Сам он всячески распространял и поощрял версию о том, как однажды среди ночи ему подвернулся в экзаменационном сочинении чистый лист и он будто бы возьми да напиши на нем ни с того ни с сего: «В земле была нора, а в норе жил да был хоббит». «Имена существительные, – замечал он, – всегда обрастают в моем сознании рассказами. И я подумал, что не мешало бы выяснить, какой такой хоббит. Но это было только начало».
А и в самом деле, что еще за хоббит? Дотоле никаких хоббитов в Средиземье не обитало и не предвиделось. Да и этот хоббит, как можно заметить, покамест обитал не в Средиземье, а в норке. Откуда же он там взялся?
Из сказки. Но не из сказки волшебно-богатырской – там таких не водится. Гномы – пожалуйста, эльфы – сколько угодно (правда, совсем не такие эльфы, как в «Сильмариллионе», – таких почитай что и нету). Тролли, драконы, оборотни, они же серые волки, злые чудища-страшилища (да хоть бы и те же орки), колдуны и ведьмы, русалки и кощеи – это все есть. А хоббитов нет и быть не может. Есть, правда, вспомогательные животные, в том числе серый заяц. Так, может, хоббиты (они ведь до известной степени зайцы) проходят по такому разряду? Или они вообще явились из животного, скажем так, эпоса, воплощая некую аллегорию и потому недоочеловечились?

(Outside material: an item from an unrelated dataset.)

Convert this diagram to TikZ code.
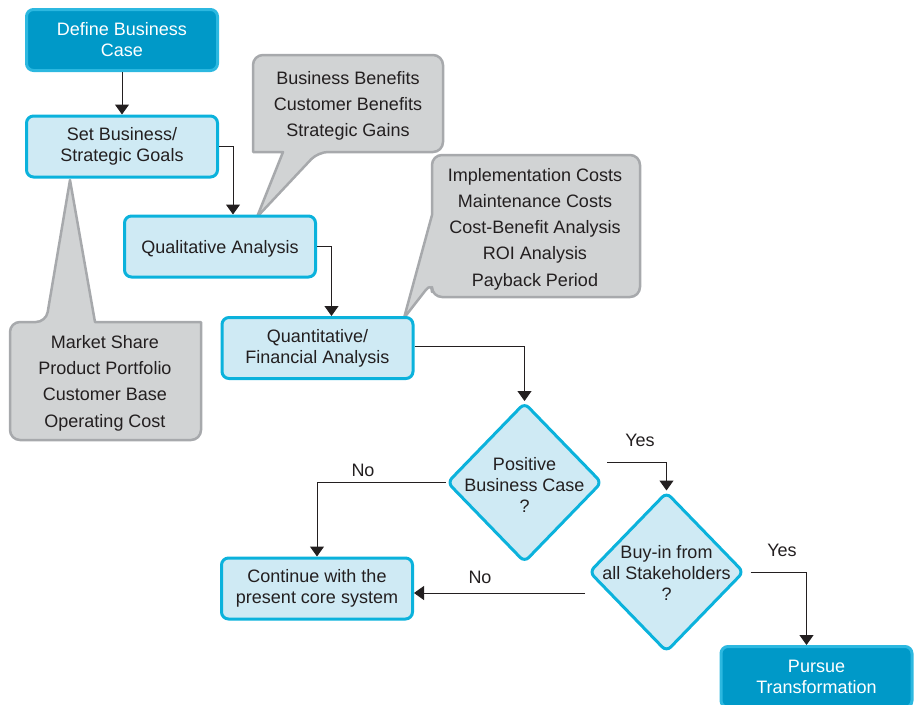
\documentclass[tikz,border=0pt]{standalone}
\usepackage{fontspec}
\setmainfont{Liberation Sans}
\usetikzlibrary{shapes.geometric,arrows.meta,calc}
\definecolor{darkteal}{HTML}{0099C8}
\definecolor{darkedge}{HTML}{2CB8E0}
\definecolor{lightfill}{HTML}{CFEAF4}
\definecolor{cyanedge}{HTML}{0BB2DC}
\definecolor{grayfill}{HTML}{D1D3D4}
\definecolor{grayedge}{HTML}{A7A9AC}
\definecolor{ink}{HTML}{231F20}
\begin{document}
\begin{tikzpicture}[x=1pt,y=-1pt,
  every node/.style={text=ink},
  flowbox/.style={draw=cyanedge, fill=lightfill, line width=3pt, rounded corners=7pt,
    minimum width=191pt, minimum height=61pt, inner sep=0pt, align=center,
    font=\fontsize{18}{21}\selectfont, execute at begin node={\rule{0pt}{17pt}}},
  darkbox/.style={flowbox, fill=darkteal, draw=darkedge, text=white},
  decision/.style={diamond, draw=cyanedge, fill=lightfill, line width=3pt, rounded corners=6pt,
    inner sep=0pt, minimum width=155pt, minimum height=160pt},
  diatext/.style={align=center, inner sep=0pt, font=\fontsize{18}{21}\selectfont},
  callout/.style={draw=grayedge, fill=grayfill, line width=2.5pt, line join=round},
  ctext/.style={align=center, inner sep=0pt, font=\fontsize{18}{26.3}\selectfont},
  arr/.style={draw=ink, line width=1pt, -{Triangle[width=14pt,length=10pt]}},
  lbl/.style={inner sep=0pt, font=\fontsize{18}{21}\selectfont}
]
\useasboundingbox (0,0) rectangle (917,704);
\clip (0,0) rectangle (917,704);

% callouts
\draw[callout] (10,380) [rounded corners=10pt] -- (10,322) -- (46,322) [sharp corners] -- (70,180) -- (95,322) -- (201,322) [rounded corners=10pt] -- (201,440) -- (10,440) -- cycle;
\node[ctext] (c1) at (105,383) {Market Share\\Product Portfolio\\Customer Base\\Operating Cost};

\draw[callout] (253,100) [rounded corners=10pt] -- (253,55) -- (443,55) -- (443,152) -- (318,152) [sharp corners] -- (257,217) -- (283,152) -- (253,152) [rounded corners=10pt] -- cycle;
\node[ctext] (c2) at (348,106) {Business Benefits\\Customer Benefits\\Strategic Gains};

\draw[callout] (536,155) [rounded corners=10pt] -- (640,155) -- (640,297) -- (432,297) -- (432,282) [sharp corners] -- (404,318) -- (432,215) [rounded corners=10pt] -- (432,155) -- cycle;
\node[ctext] (c3) at (535,229) {Implementation Costs\\Maintenance Costs\\Cost-Benefit Analysis\\ROI Analysis\\Payback Period};

% boxes
\node[darkbox] (def) at (122,40) {Define Business\\Case};
\node[flowbox] (set) at (122,146.5) {Set Business/\\Strategic Goals};
\node[flowbox] (qual) at (220,246.5) {Qualitative Analysis};
\node[flowbox] (quant) at (317.5,348) {Quantitative/\\Financial Analysis};
\node[flowbox] (cont) at (317,588.5) {Continue with the\\present core system};
\node[darkbox] (pur) at (816.5,677) {Pursue\\Transformation};

% decisions
\node[decision] (d1) at (524.5,482.5) {};
\node[diatext] (d1t) at (524.5,485) {Positive\\Business Case\\?};
\node[decision] (d2) at (666.5,572) {};
\node[diatext] (d2t) at (666.5,573) {Buy-in from\\all Stakeholders\\?};

% connectors
\draw[arr] (def.south) -- (set.north);
\draw[arr] (set.east) -| ($(qual.north west)+(110,0)$);
\draw[arr] (qual.east) -| ($(quant.north west)+(111,0)$);
\draw[arr] ($(quant.east)+(0,-2)$) -| (d1.north);
\draw[arr] (d1.west) -| (cont.north);
\coordinate (y1) at (607,462);
\draw[arr] (y1) -| (d2.north);
\coordinate (n2) at (585,593);
\draw[arr] (n2) -- (n2 -| cont.east);
\draw[arr] ($(d2.east)+(5,0)$) -| ($(pur.north west)+(87,0)$);

% labels
\node[lbl] (no1) at (363,470) {No};
\node[lbl] (yes1) at (640,440) {Yes};
\node[lbl] (no2) at (480,577) {No};
\node[lbl] (yes2) at (782,550) {Yes};
\end{tikzpicture}
\end{document}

Тут-то мы и наткнулись на еще один вопрос: а кто такие, собственно, хоббиты? Более или менее человечки? Да нет, зачем же человечкам жить в норках. И – что важнее – ростом они для человечков очень не удались. Когда Джонатану Свифту понадобились человечки, он их сделал ровно в двенадцать раз меньше Гулливера – и получились лилипуты, человеческие существа в своем праве. А если человека уменьшить вдвое, получатся недомерки, карлики, коротыши – словом, какие-то убогонькие, богом обиженные. Нет, хоббиты не человечки, и сами они такому определению очень противятся.

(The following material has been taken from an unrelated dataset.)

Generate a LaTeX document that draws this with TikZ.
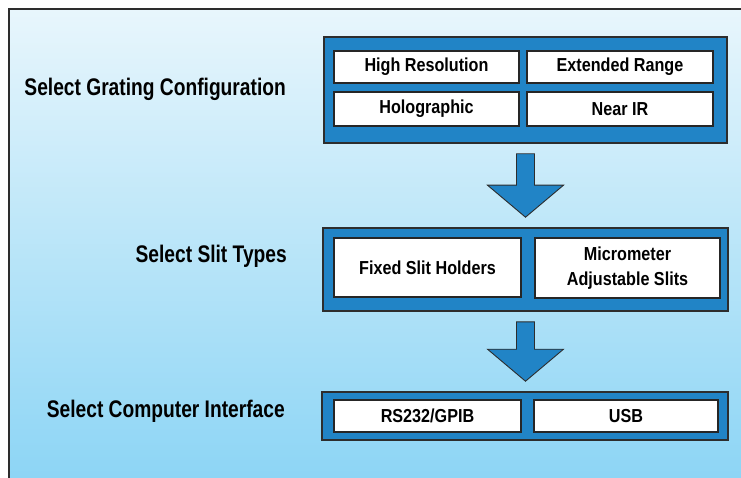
\documentclass[tikz,border=0pt]{standalone}
\usepackage{fontspec}
\newfontfamily\labelfont{Liberation Sans}[FakeStretch=0.80]
\newfontfamily\boxfont{Liberation Sans}[FakeStretch=0.86]
\usetikzlibrary{calc}
\definecolor{panelblue}{RGB}{33,132,198}
\definecolor{edgegray}{RGB}{45,45,45}
\definecolor{bgtop}{RGB}{232,246,252}
\definecolor{bgbottom}{RGB}{141,213,245}

\begin{document}
\begin{tikzpicture}[x=1pt,y=-1pt,
  group/.style={draw=edgegray,fill=panelblue,line width=1.6pt,inner sep=0pt},
  choice/.style={draw=black!85,fill=white,line width=1.8pt,inner sep=0pt,align=center,
    font=\boxfont\bfseries\fontsize{18.8}{25}\selectfont},
  steplabel/.style={anchor=base east,inner sep=0pt,font=\labelfont\bfseries\fontsize{24}{28}\selectfont},
  blockarrow/.style={draw=edgegray,fill=panelblue,line width=0.9pt,line join=miter}]
  \clip (0,0) rectangle (741,478);
  \shade[top color=bgtop,bottom color=bgbottom] (9,9) rectangle (741,478);
  \draw[edgegray,line width=2pt] (9,9) rectangle (780,520);

  % option panels
  \node[group,minimum width=403pt,minimum height=106pt] (grating) at (525.5,90) {};
  \node[group,minimum width=405pt,minimum height=83pt] (slit) at (525.5,269.5) {};
  \node[group,minimum width=406pt,minimum height=48pt] (iface) at (525,416) {};

  \node[choice,minimum width=185pt,minimum height=32pt] (hires) at (426.5,67) {High Resolution};
  \node[choice,minimum width=186pt,minimum height=32pt] (extrange) at (620,67) {Extended Range};
  \node[choice,minimum width=185pt,minimum height=34pt] (holo) at (426.5,109) {Holographic};
  \node[choice,minimum width=186pt,minimum height=34pt] (nearir) at (620,109) {Near IR};
  \node[choice,minimum width=187pt,minimum height=59pt] (fixed) at (427.5,267.5) {Fixed Slit Holders};
  \node[choice,minimum width=185pt,minimum height=60pt] (micro) at (627.5,268) {Micrometer\\Adjustable Slits};
  \node[choice,minimum width=187pt,minimum height=32pt] (rs) at (427.5,416) {RS232/GPIB};
  \node[choice,minimum width=184pt,minimum height=32pt] (usb) at (626,416) {USB};

  % step labels
  \node[steplabel] (selgrating) at (286,96) {Select Grating Configuration};
  \node[steplabel] (selslit) at (287,262) {Select Slit Types};
  \node[steplabel] (seliface) at (285,417) {Select Computer Interface};

  % block arrows between panels
  \foreach \a/\b in {grating/slit,slit/iface}
    \draw[blockarrow] ($(\a.south)+(-9,10)$) -- ($(\a.south |- \b.north)+(-9,-42)$) -- ++(-29,0)
      -- ($(\a.south |- \b.north)+(0,-10)$) -- ($(\a.south |- \b.north)+(38,-42)$) -- ++(-29,0)
      -- ($(\a.south)+(9,10)$) -- cycle;
\end{tikzpicture}
\end{document}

Да, они пришли из сказки – из той импровизированной домашней сказки, где из игрушечного ящика берется плюшевый заяц и вселяется в игрушечный (совсем как настоящий) домик. В домике он пьет чай из кукольной посуды на игрушечном столике, а потом – с девочки, может, и этого бы хватило, но сказки рассказывались мальчикам – говорится: «И отправился зайка путешествовать». Остается ли он в своем странствии зайкой? А смотря какое странствие, смотря какая сказка. Ни басен, ни сатир, ни апологов, ни физиологических саг детям обычно не рассказывают; если же начинаются «страшные опасности и ужасные приключения», которых жаждал типичный ребенок Буратино, то заяц-герой, выступая в несвойственных зайцу как таковому ролях и совершая нехарактерные для длинноухого (или шерстолапого) поступки, по мере надобности преображается. Заяц-то он, может, и заяц, но какой-то такой заяц… Ну как у Булгакова Мастер говорит Бегемоту: «Мне кажется, вы не очень-то кот». Даже и ходит он все больше на задних лапах, хотя в человека и не превращается, в отличие от буратино (т. е. марионетки) Пиноккио, который у Коллоди только к этому и стремится.

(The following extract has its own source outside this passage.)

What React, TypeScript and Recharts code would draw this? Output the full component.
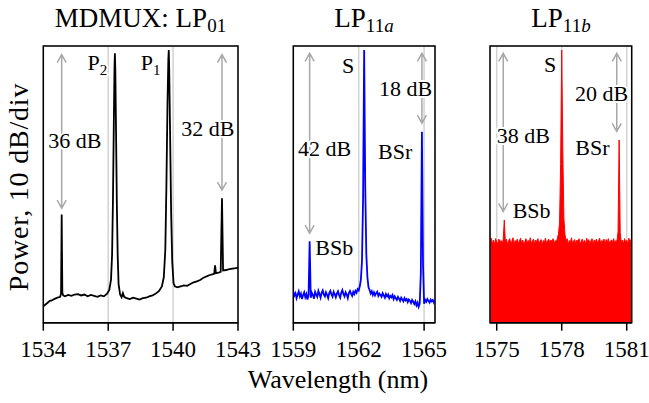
import React from "react";
import {
  ComposedChart,
  Line,
  Area,
  XAxis,
  YAxis,
  CartesianGrid,
  ReferenceLine,
  ReferenceDot,
  ReferenceArea,
} from "recharts";

const FONT = '"Liberation Serif", "Times New Roman", serif';
const ARROW = "#a8a8a8";

// power axis, 10 dB per division
const powerTicks = [-60, -50, -40, -30, -20, -10, 0];
const powerDomain: [number, number] = [-60, 0.9];

// MDMUX LP01 trace (nm / dB)
const lp01Wavelength = [
  1534.0, 1534.1, 1534.2, 1534.3, 1534.4, 1534.5, 1534.6, 1534.7, 1534.78, 1534.82,
  1534.85, 1534.88, 1534.92, 1535.0, 1535.15, 1535.3, 1535.45, 1535.6, 1535.75, 1535.9,
  1536.05, 1536.2, 1536.35, 1536.5, 1536.65, 1536.8, 1536.95, 1537.05, 1537.13, 1537.18,
  1537.22, 1537.26, 1537.29, 1537.31, 1537.33, 1537.36, 1537.4, 1537.44, 1537.48, 1537.55,
  1537.62, 1537.68, 1537.74, 1537.85, 1538.0, 1538.15, 1538.3, 1538.45, 1538.6, 1538.75,
  1538.9, 1539.05, 1539.2, 1539.35, 1539.48, 1539.57, 1539.64, 1539.69, 1539.74, 1539.78,
  1539.8, 1539.82, 1539.86, 1539.91, 1539.96, 1540.02, 1540.08, 1540.2, 1540.35, 1540.5,
  1540.65, 1540.8, 1540.95, 1541.1, 1541.25, 1541.4, 1541.55, 1541.7, 1541.85, 1541.9,
  1541.94, 1541.98, 1542.1, 1542.2, 1542.26, 1542.31, 1542.45, 1542.6, 1542.75, 1542.9,
  1543.0,
];
const lp01Power = [
  -56.4, -56.0, -55.6, -55.2, -55.1, -54.8, -54.6, -54.4, -54.3, -53.6,
  -36.2, -53.4, -54.0, -54.2, -53.9, -54.1, -53.8, -53.7, -54.0, -53.8,
  -54.2, -53.9, -54.1, -54.3, -54.0, -54.2, -53.6, -52.8, -50.5, -45.0,
  -33.0, -16.0, -4.0, -0.7, -4.5, -17.0, -34.0, -45.5, -51.5, -53.8,
  -54.4, -53.5, -54.3, -54.6, -54.8, -54.5, -54.7, -54.9, -54.6, -54.5,
  -54.2, -54.0, -53.6, -53.0, -52.0, -50.0, -44.0, -30.0, -12.0, -2.0,
  0.0, -4.0, -18.0, -36.0, -46.5, -51.3, -52.0, -52.2, -52.0, -51.8,
  -51.9, -51.5, -51.1, -50.9, -50.6, -50.1, -49.8, -49.5, -49.3, -49.2,
  -47.4, -49.1, -49.0, -48.8, -32.6, -48.5, -48.4, -48.2, -48.1, -48.0,
  -47.9,
];

// LP11a trace, OSA samples every 0.05 nm from 1559.00 nm
const lp11aStart = 1559.0;
const lp11aStep = 0.05;
const lp11aPower = [
  -53.2, -54.0, -53.5, -54.6, -53.8, -53.1, -54.2, -53.6, -54.8, -53.9,
  -53.3, -54.4, -53.7, -54.9, -53.8, -42.1, -54.5, -53.4, -53.9, -54.7,
  -53.2, -53.8, -54.3, -53.0, -53.7, -54.5, -53.4, -52.9, -53.8, -54.2,
  -53.3, -53.9, -54.6, -53.5, -53.0, -53.8, -54.3, -53.2, -53.7, -54.4,
  -53.6, -53.1, -53.9, -54.5, -53.4, -52.8, -53.7, -54.2, -53.3, -53.8,
  -54.6, -53.5, -53.0, -53.6, -54.1, -53.2, -53.7, -53.0, -53.4, -52.6,
  -52.9, -52.0, -50.5, -46.5, -33.0, 0.0, -30.0, -45.0, -50.0, -52.2,
  -52.8, -53.6, -53.1, -53.9, -53.3, -54.0, -53.5, -53.2, -54.1, -53.6,
  -53.9, -54.3, -53.5, -54.0, -54.5, -53.7, -54.2, -53.8, -54.6, -54.1,
  -54.4, -53.9, -54.8, -54.2, -54.6, -55.0, -54.3, -54.7, -55.2, -54.5,
  -54.9, -55.3, -54.6, -55.1, -54.8, -55.5, -54.9, -55.2, -55.7, -55.0,
  -55.4, -55.9, -55.3, -56.2, -55.6, -56.5, -55.8, -49.0, -18.0, -47.0,
  -55.8, -55.0, -55.4, -54.8, -55.2, -55.6, -54.9, -55.3, -55.0, -55.6,
  -55.2,
];

// LP11b trace, OSA samples every 0.05 nm from 1574.70 nm
const lp11bStart = 1574.7;
const lp11bStep = 0.05;
const lp11bPower = [
  -42.0, -41.4, -42.6, -41.8, -42.9, -41.5, -42.2, -42.7, -41.6, -42.3,
  -41.9, -42.8, -41.7, -37.4, -42.4, -41.6, -42.9, -42.0, -41.5, -42.6,
  -42.1, -41.3, -42.8, -41.9, -42.3, -41.6, -42.7, -42.0, -41.4, -42.5,
  -41.8, -42.9, -42.2, -41.5, -42.6, -41.9, -42.4, -41.3, -42.7, -42.0,
  -41.6, -42.8, -41.8, -42.3, -41.5, -42.6, -42.1, -41.7, -42.9, -41.9,
  -42.4, -41.4, -42.6, -42.0, -41.6, -42.5, -41.8, -42.2, -41.5, -42.7,
  -41.9, -42.3, -41.4, -40.5, -38.0, -25.0, 0.0, -22.0, -37.0, -40.5,
  -42.2, -41.5, -42.8, -41.9, -42.4, -41.3, -42.6, -42.0, -41.7, -42.9,
  -41.8, -42.3, -41.5, -42.7, -42.1, -41.6, -42.5, -41.9, -42.8, -41.4,
  -42.2, -41.7, -42.6, -42.0, -41.5, -42.9, -41.8, -42.3, -41.6, -42.5,
  -42.0, -41.4, -42.7, -41.9, -42.2, -41.6, -42.8, -41.7, -42.4, -41.5,
  -42.6, -42.0, -41.8, -42.3, -41.5, -42.7, -41.9, -42.1, -40.0, -19.8,
  -40.2, -42.4, -41.8, -42.7, -41.5, -42.2, -41.9, -42.6, -41.4, -42.3,
  -41.7, -42.0,
];

const lp01Ticks = [1534, 1537, 1540, 1543];
const lp11aTicks = [1559, 1562, 1565];
const lp11bTicks = [1575, 1578, 1581];

type Arrow = { x: number; top: number; bottom: number };
type Note = { x: number; y: number; text: string; sub?: string };

const lp01Arrows: Arrow[] = [
  { x: 1534.85, top: -1.0, bottom: -34.8 },
  { x: 1542.26, top: -1.0, bottom: -30.8 },
];
const lp01Notes: Note[] = [
  { x: 1535.46, y: -21.6, text: "36 dB" },
  { x: 1541.61, y: -19.0, text: "32 dB" },
  { x: 1536.5, y: -4.3, text: "P", sub: "2" },
  { x: 1538.96, y: -4.3, text: "P", sub: "1" },
];
const lp11aArrows: Arrow[] = [
  { x: 1559.75, top: -0.7, bottom: -40.3 },
  { x: 1564.9, top: -0.7, bottom: -16.1 },
];
const lp11aNotes: Note[] = [
  { x: 1561.52, y: -5.1, text: "S" },
  { x: 1560.43, y: -23.4, text: "42 dB" },
  { x: 1564.15, y: -10.2, text: "18 dB" },
  { x: 1563.67, y: -24.0, text: "BSr" },
  { x: 1560.88, y: -45.1, text: "BSb" },
];
const lp11bArrows: Arrow[] = [
  { x: 1575.3, top: -0.7, bottom: -35.5 },
  { x: 1580.54, top: -0.7, bottom: -17.9 },
];
const lp11bNotes: Note[] = [
  { x: 1577.46, y: -4.9, text: "S" },
  { x: 1579.84, y: -11.3, text: "20 dB" },
  { x: 1576.23, y: -20.5, text: "38 dB" },
  { x: 1579.42, y: -23.1, text: "BSr" },
  { x: 1576.61, y: -37.0, text: "BSb" },
];

const lp01Data = lp01Wavelength.map((wl, i) => ({ wl, p: lp01Power[i] }));
const lp11aData = lp11aPower.map((p, i) => ({ wl: +(lp11aStart + i * lp11aStep).toFixed(2), p }));
const lp11bData = lp11bPower.map((p, i) => ({ wl: +(lp11bStart + i * lp11bStep).toFixed(2), p }));

const ArrowShape = (props: any) => {
  const { x1, y1, y2 } = props;
  const top = Math.min(y1, y2);
  const bot = Math.max(y1, y2);
  const x = x1;
  const d =
    `M${x},${top}L${x},${bot}` +
    `M${x - 4.5},${top + 8}L${x},${top}L${x + 4.5},${top + 8}` +
    `M${x - 4.5},${bot - 8}L${x},${bot}L${x + 4.5},${bot - 8}`;
  return <path d={d} stroke={ARROW} strokeWidth={1.5} fill="none" />;
};

const noteShape = (n: Note) => (props: any) => (
  <text
    x={props.cx}
    y={props.cy}
    textAnchor="middle"
    fontFamily={FONT}
    fontSize={22}
    fill="#000"
    stroke="#fff"
    strokeWidth={4}
    strokeLinejoin="round"
    paintOrder="stroke"
  >
    {n.text}
    {n.sub && (
      <tspan fontSize={15} dy={5}>
        {n.sub}
      </tspan>
    )}
  </text>
);

interface PanelProps {
  data: { wl: number; p: number }[];
  domain: [number, number];
  ticks: number[];
  color: string;
  filled?: boolean;
  plotLeft: number;
  plotRight: number;
  yTicks?: boolean;
  arrows: Arrow[];
  notes: Note[];
}

const Panel: React.FC<PanelProps> = ({
  data, domain, ticks, color, filled, plotLeft, plotRight, yTicks, arrows, notes,
}) => (
  <div style={{ position: "absolute", left: 0, top: 0 }}>
    <ComposedChart
      width={649}
      height={403}
      data={data}
      margin={{ top: 46, right: 649 - plotRight, bottom: 50.3, left: plotLeft }}
    >
      <CartesianGrid stroke="#d2d2d2" strokeWidth={1.5} />
      <XAxis
        type="number"
        dataKey="wl"
        domain={domain}
        ticks={ticks}
        interval={0}
        allowDataOverflow
        height={30}
        tickSize={8}
        tickMargin={10}
        axisLine={{ stroke: "#000", strokeWidth: 1.5 }}
        tickLine={{ stroke: "#000", strokeWidth: 1.5 }}
        tick={{ fontSize: 23, fill: "#000", fontFamily: FONT }}
      />
      <YAxis
        type="number"
        domain={powerDomain}
        ticks={powerTicks}
        allowDataOverflow
        width={0}
        tick={false}
        tickSize={8}
        tickLine={yTicks ? { stroke: "#000", strokeWidth: 1.5 } : false}
        axisLine={{ stroke: "#000", strokeWidth: 1.5 }}
      />
      {filled ? (
        <Area
          type="linear"
          dataKey="p"
          stroke={color}
          strokeWidth={1}
          fill={color}
          fillOpacity={1}
          baseValue="dataMin"
          dot={false}
          isAnimationActive={false}
        />
      ) : (
        <Line
          type="linear"
          dataKey="p"
          stroke={color}
          strokeWidth={1.8}
          dot={false}
          isAnimationActive={false}
        />
      )}
      <ReferenceArea
        x1={domain[0]}
        x2={domain[1]}
        y1={powerDomain[0]}
        y2={powerDomain[1]}
        fill="none"
        stroke="#000"
        strokeWidth={1.5}
        ifOverflow="visible"
      />
      {arrows.map((a, i) => (
        <ReferenceLine
          key={`a${i}`}
          segment={[
            { x: a.x, y: a.top },
            { x: a.x, y: a.bottom },
          ]}
          stroke={ARROW}
          shape={ArrowShape}
        />
      ))}
      {notes.map((n, i) => (
        <ReferenceDot key={`n${i}`} x={n.x} y={n.y} r={1} shape={noteShape(n)} />
      ))}
    </ComposedChart>
  </div>
);

const titleStyle: React.CSSProperties = {
  position: "absolute",
  top: 5,
  transform: "translateX(-50%)",
  fontFamily: FONT,
  fontSize: 27,
  lineHeight: 1,
  whiteSpace: "nowrap",
  color: "#000",
};
const subStyle: React.CSSProperties = { fontSize: 19, position: "relative", top: 5 };

export default function App() {
  return (
    <div
      style={{
        position: "absolute",
        left: 0,
        top: 0,
        width: 649,
        height: 403,
        background: "#fff",
        overflow: "hidden",
      }}
    >
      <Panel
        data={lp01Data}
        domain={[1534, 1543]}
        ticks={lp01Ticks}
        color="#000000"
        plotLeft={43.3}
        plotRight={238}
        yTicks
        arrows={lp01Arrows}
        notes={lp01Notes}
      />
      <Panel
        data={lp11aData}
        domain={[1559, 1565.5]}
        ticks={lp11aTicks}
        color="#0000ff"
        plotLeft={293.3}
        plotRight={435}
        arrows={lp11aArrows}
        notes={lp11aNotes}
      />
      <Panel
        data={lp11bData}
        domain={[1574.69, 1581.23]}
        ticks={lp11bTicks}
        color="#ff0000"
        filled
        plotLeft={490}
        plotRight={631.7}
        arrows={lp11bArrows}
        notes={lp11bNotes}
      />
      <div style={{ ...titleStyle, left: 140.5 }}>
        MDMUX: LP<span style={subStyle}>01</span>
      </div>
      <div style={{ ...titleStyle, left: 364 }}>
        LP<span style={subStyle}>11<i>a</i></span>
      </div>
      <div style={{ ...titleStyle, left: 561 }}>
        LP<span style={subStyle}>11<i>b</i></span>
      </div>
      <div
        style={{
          position: "absolute",
          left: 19,
          top: 187,
          transform: "translate(-50%, -50%) rotate(-90deg)",
          fontFamily: FONT,
          fontSize: 28,
          letterSpacing: 0.8,
          lineHeight: 1,
          whiteSpace: "nowrap",
        }}
      >
        Power, 10 dB/div
      </div>
      <div
        style={{
          position: "absolute",
          left: 338,
          top: 367,
          transform: "translateX(-50%)",
          fontFamily: FONT,
          fontSize: 26,
          lineHeight: 1,
          whiteSpace: "nowrap",
        }}
      >
        Wavelength (nm)
      </div>
    </div>
  );
}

Если читатель знаком с опубликованной в 1937 году (и переведенной на русский язык в 1976-м) книгой Толкина «Хоббит», то он, вероятно, уже уловил аналогию с ее героем, хоббитом по имени Бильбо, не по-сказочному – а если иметь в виду домашнюю импровизированную сказку, то как раз по-сказочному – наделенным фамилией. В начале этой книги он еще почти совсем игрушечный; и когда он описывается «с заячьей стороны» (сколько ни отнекивайся Толкин, а «хоббит» все-таки сращение двух слов: homo [лат.], «человек», + (ra)bbit [англ.], «кролик»), то за этим явно виден папа-рассказчик, вертящий в руках плюшевого зверька. Жил себе и жил наш Бильбо, господин Торбинс, в своей уютной норке – а там все было как надо, и вот видишь, домик, только окна у них там не такие, круглые у них окна, и столик, и камин, и сервиз… Жил себе и жил, чаи распивал. Но однажды утром проходил мимо (под руку подвертывается, скажем, Дед-Мороз)… один волшебник с длинной бородой. И пошло-поехало. Гномы нагрянули! Дым коромыслом! И отправился Бильбо в путешествие.